I had so many problems putting up all the garden pics yesterday it made me a day late with my A-Z programme. I am so inept at doing all those things. I think perhaps when she has time I will have to have kakka give me some tuition on how to manage the blog properly. I guess it's a problem as I didn't even begin to use a computer until in my 70s so still just feeling my way.
H is for HUSBAND, HOME AND HAPPINESS
(husband: n. a married man, esp. when considered in relation to his wife)
(home: n. the place where one's domestic affections are centres)
(happiness: n. contentedness, delight, enjoyment, satisfaction)

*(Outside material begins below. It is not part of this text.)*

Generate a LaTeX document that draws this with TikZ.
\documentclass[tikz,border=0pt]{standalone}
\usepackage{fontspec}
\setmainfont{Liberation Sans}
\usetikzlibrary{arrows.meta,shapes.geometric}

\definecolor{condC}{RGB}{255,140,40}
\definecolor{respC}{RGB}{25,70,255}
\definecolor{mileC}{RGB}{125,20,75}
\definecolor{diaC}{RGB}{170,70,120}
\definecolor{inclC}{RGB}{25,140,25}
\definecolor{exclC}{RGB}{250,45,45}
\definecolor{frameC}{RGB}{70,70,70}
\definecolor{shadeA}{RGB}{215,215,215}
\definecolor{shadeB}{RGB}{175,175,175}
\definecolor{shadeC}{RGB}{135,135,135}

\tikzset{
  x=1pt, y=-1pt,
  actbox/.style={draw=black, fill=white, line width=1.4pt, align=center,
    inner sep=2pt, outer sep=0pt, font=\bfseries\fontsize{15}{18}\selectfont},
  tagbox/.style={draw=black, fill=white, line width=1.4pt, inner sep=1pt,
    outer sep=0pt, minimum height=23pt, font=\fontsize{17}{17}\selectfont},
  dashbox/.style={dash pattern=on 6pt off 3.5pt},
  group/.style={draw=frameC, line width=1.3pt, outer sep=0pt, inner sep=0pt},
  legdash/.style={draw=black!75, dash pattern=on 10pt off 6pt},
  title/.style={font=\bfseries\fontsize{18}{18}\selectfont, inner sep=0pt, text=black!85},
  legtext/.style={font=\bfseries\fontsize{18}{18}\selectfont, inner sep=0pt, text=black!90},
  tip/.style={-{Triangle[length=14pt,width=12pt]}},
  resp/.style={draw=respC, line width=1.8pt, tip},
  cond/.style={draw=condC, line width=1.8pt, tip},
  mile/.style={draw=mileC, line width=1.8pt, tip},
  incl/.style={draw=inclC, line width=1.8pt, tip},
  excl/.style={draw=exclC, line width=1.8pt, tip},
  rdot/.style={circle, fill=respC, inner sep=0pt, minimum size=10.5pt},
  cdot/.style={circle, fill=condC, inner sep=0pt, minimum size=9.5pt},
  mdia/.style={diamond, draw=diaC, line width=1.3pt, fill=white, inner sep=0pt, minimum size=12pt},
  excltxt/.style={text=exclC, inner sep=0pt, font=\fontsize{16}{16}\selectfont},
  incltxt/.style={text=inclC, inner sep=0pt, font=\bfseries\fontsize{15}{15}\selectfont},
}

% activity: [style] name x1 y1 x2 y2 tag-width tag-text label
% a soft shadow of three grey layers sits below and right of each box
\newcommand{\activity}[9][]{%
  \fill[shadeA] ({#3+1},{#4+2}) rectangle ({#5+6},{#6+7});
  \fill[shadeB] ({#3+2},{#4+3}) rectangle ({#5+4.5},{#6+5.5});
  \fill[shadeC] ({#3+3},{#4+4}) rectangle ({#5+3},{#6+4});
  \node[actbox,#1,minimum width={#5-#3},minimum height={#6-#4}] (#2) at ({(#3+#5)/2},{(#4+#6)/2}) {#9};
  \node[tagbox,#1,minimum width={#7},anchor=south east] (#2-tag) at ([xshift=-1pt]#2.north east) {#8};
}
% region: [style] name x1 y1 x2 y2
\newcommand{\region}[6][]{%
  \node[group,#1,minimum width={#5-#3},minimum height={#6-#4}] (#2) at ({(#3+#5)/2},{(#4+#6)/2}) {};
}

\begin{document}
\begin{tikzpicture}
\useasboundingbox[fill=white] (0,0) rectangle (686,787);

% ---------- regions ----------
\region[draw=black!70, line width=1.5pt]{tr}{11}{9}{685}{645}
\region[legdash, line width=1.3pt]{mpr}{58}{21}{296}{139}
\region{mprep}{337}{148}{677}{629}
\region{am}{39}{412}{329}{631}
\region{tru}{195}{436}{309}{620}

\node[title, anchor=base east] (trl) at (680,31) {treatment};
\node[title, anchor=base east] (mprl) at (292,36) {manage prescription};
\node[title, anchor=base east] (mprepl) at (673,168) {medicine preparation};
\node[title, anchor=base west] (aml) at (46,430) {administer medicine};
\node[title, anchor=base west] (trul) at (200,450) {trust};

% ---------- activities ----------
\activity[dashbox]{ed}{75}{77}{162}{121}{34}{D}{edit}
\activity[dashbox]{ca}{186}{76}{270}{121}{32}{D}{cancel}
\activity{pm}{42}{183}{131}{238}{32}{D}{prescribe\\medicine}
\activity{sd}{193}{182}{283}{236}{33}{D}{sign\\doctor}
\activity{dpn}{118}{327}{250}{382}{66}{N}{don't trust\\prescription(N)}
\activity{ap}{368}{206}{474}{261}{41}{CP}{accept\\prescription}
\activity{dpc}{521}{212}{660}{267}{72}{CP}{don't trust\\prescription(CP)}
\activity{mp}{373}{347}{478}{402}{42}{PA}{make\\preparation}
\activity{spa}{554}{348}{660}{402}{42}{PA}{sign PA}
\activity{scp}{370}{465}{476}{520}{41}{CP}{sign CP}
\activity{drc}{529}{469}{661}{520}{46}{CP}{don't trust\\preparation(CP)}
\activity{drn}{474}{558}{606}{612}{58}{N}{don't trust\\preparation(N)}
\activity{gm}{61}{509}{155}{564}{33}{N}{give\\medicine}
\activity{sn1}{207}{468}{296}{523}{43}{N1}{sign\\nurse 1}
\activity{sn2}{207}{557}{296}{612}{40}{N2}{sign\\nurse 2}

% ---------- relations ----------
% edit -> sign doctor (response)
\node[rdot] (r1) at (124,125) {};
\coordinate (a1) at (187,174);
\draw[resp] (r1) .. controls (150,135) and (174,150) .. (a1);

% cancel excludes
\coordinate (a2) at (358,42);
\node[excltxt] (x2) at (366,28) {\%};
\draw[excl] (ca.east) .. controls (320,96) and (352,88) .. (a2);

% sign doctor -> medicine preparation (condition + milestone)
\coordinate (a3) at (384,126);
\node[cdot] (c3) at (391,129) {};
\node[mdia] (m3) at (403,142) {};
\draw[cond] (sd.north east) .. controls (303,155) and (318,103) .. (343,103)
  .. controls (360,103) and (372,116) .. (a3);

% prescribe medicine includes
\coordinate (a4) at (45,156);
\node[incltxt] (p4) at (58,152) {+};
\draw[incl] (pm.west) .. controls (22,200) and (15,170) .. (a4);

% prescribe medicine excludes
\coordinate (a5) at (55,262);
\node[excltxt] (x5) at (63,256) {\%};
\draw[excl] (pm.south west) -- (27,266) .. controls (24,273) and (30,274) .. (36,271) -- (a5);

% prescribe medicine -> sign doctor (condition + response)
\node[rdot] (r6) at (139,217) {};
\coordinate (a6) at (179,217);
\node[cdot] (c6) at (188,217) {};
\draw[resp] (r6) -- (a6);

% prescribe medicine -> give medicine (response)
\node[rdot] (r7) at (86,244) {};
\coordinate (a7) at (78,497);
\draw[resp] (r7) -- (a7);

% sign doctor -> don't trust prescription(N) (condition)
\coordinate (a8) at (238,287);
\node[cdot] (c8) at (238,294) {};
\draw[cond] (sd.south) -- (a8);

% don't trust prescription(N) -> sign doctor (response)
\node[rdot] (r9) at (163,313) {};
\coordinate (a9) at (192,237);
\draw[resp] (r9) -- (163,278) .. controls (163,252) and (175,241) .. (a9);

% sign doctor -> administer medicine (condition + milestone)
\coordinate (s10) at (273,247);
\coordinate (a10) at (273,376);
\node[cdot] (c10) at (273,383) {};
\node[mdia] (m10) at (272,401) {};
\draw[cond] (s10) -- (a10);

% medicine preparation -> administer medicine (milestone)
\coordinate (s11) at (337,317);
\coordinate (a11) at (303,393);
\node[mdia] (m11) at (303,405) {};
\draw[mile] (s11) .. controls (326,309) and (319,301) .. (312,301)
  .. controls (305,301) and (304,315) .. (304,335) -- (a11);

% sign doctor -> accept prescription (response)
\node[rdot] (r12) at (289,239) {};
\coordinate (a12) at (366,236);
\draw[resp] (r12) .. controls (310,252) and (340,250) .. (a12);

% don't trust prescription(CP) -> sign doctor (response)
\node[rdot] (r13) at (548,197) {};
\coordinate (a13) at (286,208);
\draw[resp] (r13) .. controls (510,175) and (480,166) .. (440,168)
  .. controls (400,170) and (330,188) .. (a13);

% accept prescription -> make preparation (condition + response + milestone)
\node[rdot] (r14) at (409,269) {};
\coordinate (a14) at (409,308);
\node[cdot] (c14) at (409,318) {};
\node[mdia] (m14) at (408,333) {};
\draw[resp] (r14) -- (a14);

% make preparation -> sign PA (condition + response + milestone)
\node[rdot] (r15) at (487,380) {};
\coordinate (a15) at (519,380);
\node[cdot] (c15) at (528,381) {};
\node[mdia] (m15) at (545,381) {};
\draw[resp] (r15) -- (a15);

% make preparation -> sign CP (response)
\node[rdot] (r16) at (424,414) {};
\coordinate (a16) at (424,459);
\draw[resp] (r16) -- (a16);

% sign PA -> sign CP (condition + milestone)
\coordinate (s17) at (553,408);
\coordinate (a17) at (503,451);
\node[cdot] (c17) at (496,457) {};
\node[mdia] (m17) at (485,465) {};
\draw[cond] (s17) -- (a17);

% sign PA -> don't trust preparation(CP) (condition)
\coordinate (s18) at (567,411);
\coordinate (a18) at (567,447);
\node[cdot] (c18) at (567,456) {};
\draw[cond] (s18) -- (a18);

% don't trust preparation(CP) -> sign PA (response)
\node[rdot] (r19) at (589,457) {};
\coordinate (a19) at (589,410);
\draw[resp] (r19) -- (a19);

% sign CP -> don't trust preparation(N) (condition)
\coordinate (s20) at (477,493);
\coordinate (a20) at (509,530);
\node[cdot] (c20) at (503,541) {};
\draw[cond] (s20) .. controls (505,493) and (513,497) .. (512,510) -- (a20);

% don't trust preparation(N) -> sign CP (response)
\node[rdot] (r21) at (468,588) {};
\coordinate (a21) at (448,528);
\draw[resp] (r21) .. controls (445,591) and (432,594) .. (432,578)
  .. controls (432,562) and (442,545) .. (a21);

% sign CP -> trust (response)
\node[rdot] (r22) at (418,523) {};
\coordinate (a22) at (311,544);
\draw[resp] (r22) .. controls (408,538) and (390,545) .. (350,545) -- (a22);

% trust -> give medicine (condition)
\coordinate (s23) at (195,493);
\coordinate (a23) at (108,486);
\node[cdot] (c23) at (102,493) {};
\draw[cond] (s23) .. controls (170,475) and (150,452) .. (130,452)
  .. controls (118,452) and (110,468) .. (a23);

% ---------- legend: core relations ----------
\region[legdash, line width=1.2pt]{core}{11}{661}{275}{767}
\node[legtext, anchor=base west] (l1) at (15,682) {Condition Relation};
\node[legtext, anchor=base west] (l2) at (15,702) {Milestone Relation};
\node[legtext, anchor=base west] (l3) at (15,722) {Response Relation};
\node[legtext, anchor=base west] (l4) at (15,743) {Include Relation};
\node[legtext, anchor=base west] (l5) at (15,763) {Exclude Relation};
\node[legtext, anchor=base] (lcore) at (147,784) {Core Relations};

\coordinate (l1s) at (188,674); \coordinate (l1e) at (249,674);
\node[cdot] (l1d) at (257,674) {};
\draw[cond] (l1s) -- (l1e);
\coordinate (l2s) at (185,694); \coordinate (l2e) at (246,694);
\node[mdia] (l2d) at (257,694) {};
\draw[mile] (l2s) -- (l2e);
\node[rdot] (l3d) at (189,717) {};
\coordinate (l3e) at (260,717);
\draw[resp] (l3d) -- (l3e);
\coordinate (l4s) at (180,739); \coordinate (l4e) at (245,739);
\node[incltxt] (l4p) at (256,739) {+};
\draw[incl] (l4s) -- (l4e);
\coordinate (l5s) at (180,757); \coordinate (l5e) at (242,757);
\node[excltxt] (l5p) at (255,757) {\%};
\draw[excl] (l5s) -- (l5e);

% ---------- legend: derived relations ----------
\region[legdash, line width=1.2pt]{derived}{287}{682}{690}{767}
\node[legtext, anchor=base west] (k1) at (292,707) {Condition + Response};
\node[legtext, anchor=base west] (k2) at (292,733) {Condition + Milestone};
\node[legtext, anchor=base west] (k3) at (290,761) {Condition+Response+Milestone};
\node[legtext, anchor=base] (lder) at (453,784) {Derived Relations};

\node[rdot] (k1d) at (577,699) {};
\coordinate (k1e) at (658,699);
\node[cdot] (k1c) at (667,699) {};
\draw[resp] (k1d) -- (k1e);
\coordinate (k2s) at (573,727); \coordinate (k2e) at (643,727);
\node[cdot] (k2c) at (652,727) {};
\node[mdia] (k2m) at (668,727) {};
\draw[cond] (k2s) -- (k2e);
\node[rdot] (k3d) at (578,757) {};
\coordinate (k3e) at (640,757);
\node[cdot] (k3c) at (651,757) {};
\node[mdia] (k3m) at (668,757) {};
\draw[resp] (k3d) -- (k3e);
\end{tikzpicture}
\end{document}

As you know my first marriage failed quite miserably but my second marriage has proved the old adage that the second time around is best. The first one lasted 13 years and produced two wonderful children but this second one, although unfortunately childless, has now lasted for going on 46 years. Yes, there have been ups and downs a few times as there is with most marriages but it has never stayed down for long and is these days very stable.
We have been living in our home in Hamilton Hill since May, 1974 so nearly 39 years now. Compared to the houses being built today ours would be called a simple cottage as we have no family room, theatre room or alfresco dining area as such. We are content with our little house although it could do with some TLC to brighten it up a wee bit. So could we probably. We don't need lots of space as we seldom entertain (I just can't cope with that these days). I have my workroom/storage room here where I spend too much time on my computer and our living room is comfortable where MOH can sit and enjoy his books and classical music. We watch TV together each evening for a couple of hours usually in company with our cat.

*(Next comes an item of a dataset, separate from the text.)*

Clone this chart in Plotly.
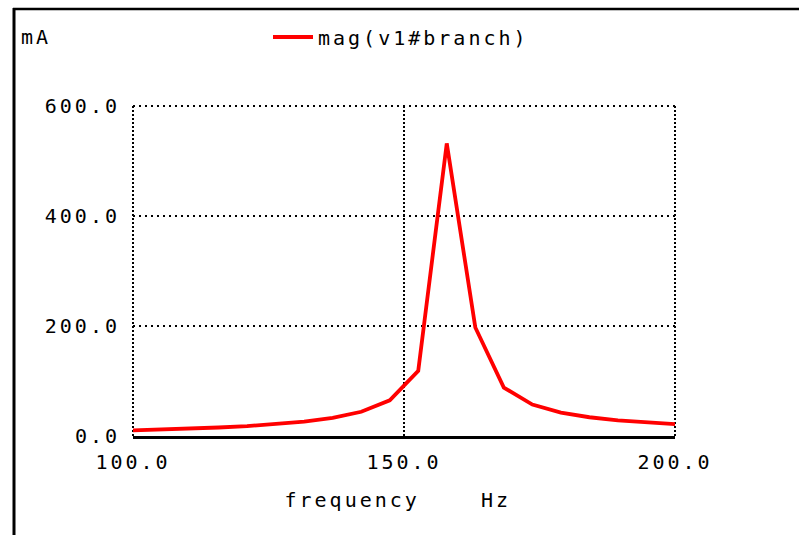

Happiness is low key these days and that is how we like it. No more highs or lows but just constant companionship. My hubby is my carer in more ways than one. He does the weekly shopping, hangs out the washing and brings it in for me to fold and put away, does as much as he can in the garden now I am unable to. If I have appointments he drives me and patiently waits for me till it's time to go home. (I do keep my driving licence current just in case, but I don't drive these days because I feel my arthritis would possibly prevent me from acting quickly enough should there be an emergency). What would I do without him? I simply cannot answer that question and hope I don't have to.

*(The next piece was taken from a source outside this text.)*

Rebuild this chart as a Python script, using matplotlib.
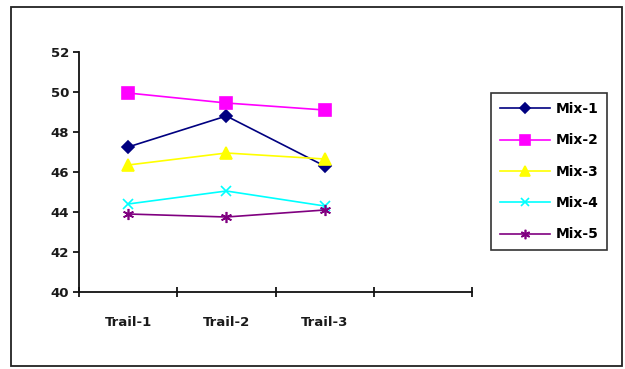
import matplotlib
matplotlib.use("Agg")
import matplotlib.pyplot as plt
from matplotlib.patches import Rectangle

categories = ["Trail-1", "Trail-2", "Trail-3"]
series_names = ["Mix-1", "Mix-2", "Mix-3", "Mix-4", "Mix-5"]
mix1 = [47.25, 48.8, 46.3]
mix2 = [49.95, 49.45, 49.1]
mix3 = [46.35, 46.95, 46.65]
mix4 = [44.4, 45.05, 44.3]
mix5 = [43.9, 43.75, 44.1]
y_ticks = [40, 42, 44, 46, 48, 50, 52]

colors = ["#000080", "#FF00FF", "#FFFF00", "#00FFFF", "#800080"]
markers = ["D", "s", "^", "x", (6, 2, 0)]
msizes = [6, 8, 8, 7, 8]

plt.rcParams['font.family'] = ['DejaVu Sans']
fig = plt.figure(figsize=(6.25, 3.69), dpi=100)
fig.patches.append(Rectangle((11/625, 1-366/369), 611/625, 359/369, transform=fig.transFigure,
                             fill=False, edgecolor="#222222", linewidth=1.3))

ax = fig.add_axes([79/625, 1-292/369, 393/625, 240/369])
xs = [i + 0.5 for i in range(len(categories))]
for vals, name, c, m, ms in zip([mix1, mix2, mix3, mix4, mix5], series_names, colors, markers, msizes):
    ax.plot(xs, vals, color=c, marker=m, markersize=ms, linewidth=1.2, label=name,
            markeredgecolor=c, markerfacecolor=c, markeredgewidth=1.2)

ax.set_xlim(0, 4)
ax.set_ylim(40, 52)
ax.set_yticks(y_ticks)
ax.set_yticklabels([str(v) for v in y_ticks], fontsize=9.5, fontweight='bold', color="#1a1a1a")
ax.set_xticks([0, 1, 2, 3, 4])
ax.set_xticklabels([])
ax.set_xticks(xs, minor=True)
ax.set_xticklabels(categories, minor=True, fontsize=9.5, fontweight='bold', color="#1a1a1a")
ax.tick_params(axis='x', which='minor', length=0, pad=17)
ax.tick_params(axis='x', which='major', direction='inout', length=7, width=1.2)
ax.tick_params(axis='y', which='major', direction='out', length=4, width=1.2, pad=3)
for s in ['top', 'right']:
    ax.spines[s].set_visible(False)
for s in ['left', 'bottom']:
    ax.spines[s].set_linewidth(1.3)
    ax.spines[s].set_color("#111111")

leg = fig.legend(loc='upper left', bbox_to_anchor=(491/625, 1-93/369), frameon=True,
                 fancybox=False, shadow=False, prop={'weight': 'bold', 'size': 10},
                 handlelength=3.6, labelspacing=1.25, borderpad=0.65, handletextpad=0.4,
                 markerscale=0.85, borderaxespad=0)
leg.get_frame().set_edgecolor("black")
leg.get_frame().set_linewidth(1.2)

fig.savefig("out.png", dpi=100)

All in all I feel content with my husband who I love so very much, my little home in the west and my life in general. I am disappointed I can't get out more and do the things I once did but I am still here so no real complaints. I always remember the saying "I cried because I had no shoes until I saw a man who had no feet". I have two legs, arms, eyes etc. They may not work as they once did but.....what do I have to grizzle about? Nothing really.